Getsemani is the Spanish rendering of Gethsemane, the sacred garden on the Mount of Olives in Jerusalem where, according to the Gospels, Jesus spent his final hours in prayer before his arrest. The original Aramaic name, "Gat Shemanim," translates literally as "olive press" — an image of crushing weight that early Christians found deeply poetic as a metaphor for spiritual suffering and surrender. The name carries the gravity of that moment in its syllables, yet in Latin American Catholic tradition it became something tender and devotional, given to daughters as an act of faith and remembrance.
Throughout Mexico, Central America, and parts of South America, Getsemani has been used for generations within deeply religious families, particularly in communities where Semana Santa (Holy Week) is observed with great ceremony.

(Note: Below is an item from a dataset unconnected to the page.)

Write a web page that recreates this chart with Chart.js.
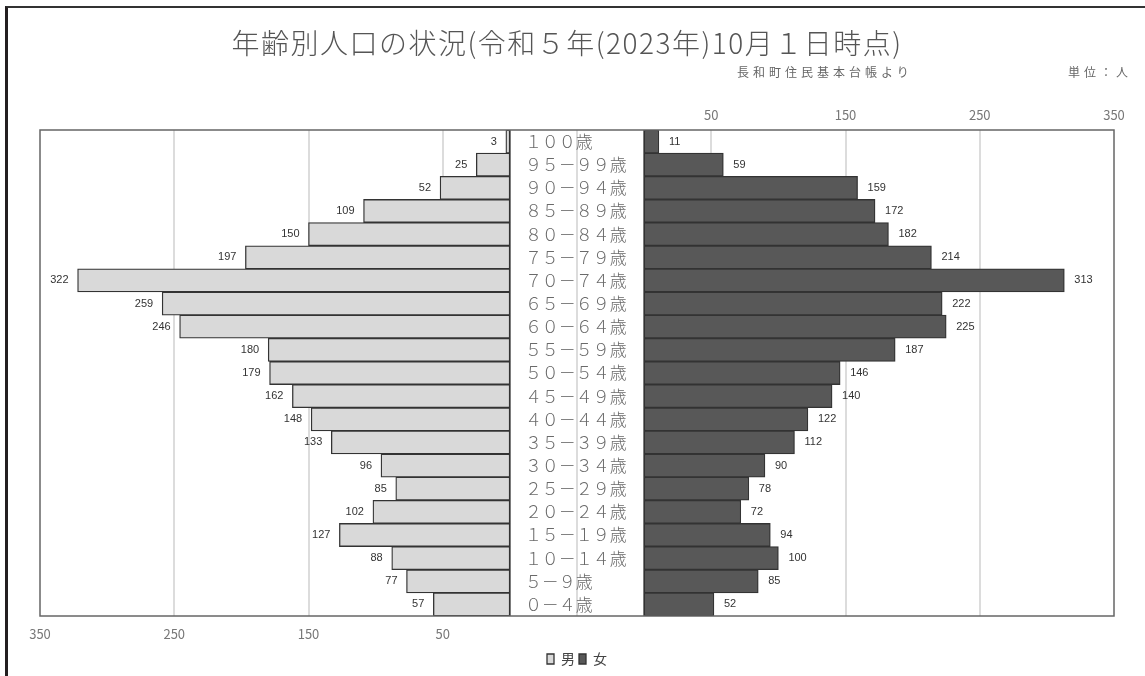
<!DOCTYPE html>
<html lang="ja">
<head>
<meta charset="utf-8">
<title>年齢別人口の状況</title>
<script src="https://cdn.jsdelivr.net/npm/chart.js@4.4.1/dist/chart.umd.min.js"></script>
<style>
  html, body { margin: 0; padding: 0; background: #fff; }
  #wrap { position: relative; width: 1145px; height: 676px; overflow: hidden; }
  #pageFrame { position: absolute; left: 5px; top: 6px; width: 1200px; height: 700px;
    border-left: 3px solid #231f20; border-top: 2px solid #333; }
  #chart { position: absolute; left: 0; top: 0; }
  .title { position: absolute; left: 0; width: 1134px; top: 28px; text-align: center;
    font: 300 28px "Noto Sans CJK JP"; letter-spacing: 1.5px; color: #555; line-height: 1; white-space: nowrap; }
  .note { position: absolute; top: 66px; font: 12px "Noto Sans CJK JP"; letter-spacing: 4px;
    color: #666; line-height: 1; white-space: nowrap; }
</style>
</head>
<body>
<div id="wrap">
  <div id="pageFrame"></div>
  <canvas id="chart" width="1145" height="676"></canvas>
  <div class="title">年齢別人口の状況(令和５年(2023年)10月１日時点)</div>
  <div class="note" style="left:737px;">長和町住民基本台帳より</div>
  <div class="note" style="left:1068px;">単位：人</div>
</div>
<script>
// 年齢区分（上が高齢）
const ageLabels = [
  "１００歳", "９５－９９歳", "９０－９４歳", "８５－８９歳", "８０－８４歳",
  "７５－７９歳", "７０－７４歳", "６５－６９歳", "６０－６４歳", "５５－５９歳",
  "５０－５４歳", "４５－４９歳", "４０－４４歳", "３５－３９歳", "３０－３４歳",
  "２５－２９歳", "２０－２４歳", "１５－１９歳", "１０－１４歳", "５－９歳", "０－４歳"
];
const male = [3, 25, 52, 109, 150, 197, 322, 259, 246, 180, 179, 162, 148, 133, 96, 85, 102, 127, 88, 77, 57];
const female = [11, 59, 159, 172, 182, 214, 313, 222, 225, 187, 146, 140, 122, 112, 90, 78, 72, 94, 100, 85, 52];
const scaleTicks = [50, 150, 250, 350];

// 中央の年齢欄の半幅（人数の単位）
const GAP = 50;
const tickPositions = [...scaleTicks.map(t => -(t + GAP)).reverse(), 0, ...scaleTicks.map(t => t + GAP)];
const axisMax = scaleTicks[scaleTicks.length - 1] + GAP;

Chart.defaults.font.family = "'Noto Sans CJK JP', 'Noto Sans', sans-serif";

const pyramidDecor = {
  id: "pyramidDecor",
  afterDatasetsDraw(chart) {
    const { ctx, chartArea: a, scales: { x, y } } = chart;
    ctx.save();

    ctx.strokeStyle = "#333";
    ctx.lineWidth = 1.5;
    [-GAP, GAP].forEach((v) => {
      const px = x.getPixelForValue(v);
      ctx.beginPath();
      ctx.moveTo(px, a.top);
      ctx.lineTo(px, a.bottom);
      ctx.stroke();
    });

    ctx.strokeStyle = "#666";
    ctx.strokeRect(a.left, a.top, a.right - a.left, a.bottom - a.top);

    ctx.font = '300 17px "Noto Sans CJK JP"';
    ctx.fillStyle = "#6a6a6a";
    ctx.textAlign = "left";
    ctx.textBaseline = "middle";
    ageLabels.forEach((t, i) => ctx.fillText(t, x.getPixelForValue(-GAP) + 15, y.getPixelForValue(i)));

    ctx.font = '11px "Liberation Sans"';
    ctx.fillStyle = "#333";
    ctx.textAlign = "right";
    chart.getDatasetMeta(0).data.forEach((bar, i) => ctx.fillText(male[i], bar.x - 9, bar.y));
    ctx.textAlign = "left";
    chart.getDatasetMeta(1).data.forEach((bar, i) => ctx.fillText(female[i], bar.x + 10, bar.y));

    ctx.restore();
  }
};

const barStyle = {
  borderColor: "#333",
  borderWidth: 1.3,
  borderSkipped: false,
  grouped: false,
  barPercentage: 1,
  categoryPercentage: 1
};

new Chart(document.getElementById("chart"), {
  type: "bar",
  data: {
    labels: ageLabels,
    datasets: [
      { label: "男", data: male.map(v => [-GAP, -GAP - v]), backgroundColor: "#d9d9d9", ...barStyle },
      { label: "女", data: female.map(v => [GAP, GAP + v]), backgroundColor: "#585858", ...barStyle }
    ]
  },
  options: {
    indexAxis: "y",
    responsive: false,
    animation: false,
    devicePixelRatio: 1,
    layout: { padding: { left: 40, right: 31, top: 100.4, bottom: 0 } },
    scales: {
      x: {
        type: "linear",
        position: "bottom",
        min: -axisMax,
        max: axisMax,
        afterBuildTicks: (axis) => { axis.ticks = tickPositions.map(v => ({ value: v })); },
        afterFit: (axis) => { axis.height = 32; },
        grid: {
          color: (c) => Math.abs(c.tick.value) === axisMax ? "rgba(0,0,0,0)" : "#dcdcdc",
          lineWidth: 2,
          drawTicks: false
        },
        border: { display: false },
        ticks: {
          autoSkip: false,
          maxRotation: 0,
          padding: 10,
          color: "#777",
          font: { size: 13 },
          callback: (v) => v < 0 ? String(-v - GAP) : ""
        }
      },
      x2: {
        type: "linear",
        position: "top",
        min: -axisMax,
        max: axisMax,
        afterBuildTicks: (axis) => { axis.ticks = tickPositions.map(v => ({ value: v })); },
        grid: { display: false, drawTicks: false },
        border: { display: false },
        ticks: {
          autoSkip: false,
          maxRotation: 0,
          padding: 7,
          color: "#777",
          font: { size: 13 },
          callback: (v) => v > 0 ? String(v - GAP) : ""
        }
      },
      y: { display: false }
    },
    plugins: {
      legend: {
        position: "bottom",
        labels: {
          boxWidth: 7,
          boxHeight: 10,
          padding: 4,
          color: "#444",
          font: { size: 14 }
        }
      },
      tooltip: { enabled: false }
    }
  },
  plugins: [pyramidDecor]
});
</script>
</body>
</html>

To name a child Getsemani is to inscribe a theological story onto a life — the idea that beauty and purpose can emerge from the darkest valleys. The garden itself, which still exists in Jerusalem with ancient olive trees believed to be thousands of years old, lends the name a living, rooted quality.
In recent decades, Getsemani has traveled with Latin American diaspora communities into the United States and Europe, where it stands out as unmistakably distinctive. It occupies a rare space in naming culture — profoundly religious yet lyrical enough to feel poetic even to secular ears. Its four melodic syllables, with stress falling naturally on the second, give it a musical cadence that has helped it persist across generations without feeling archaic.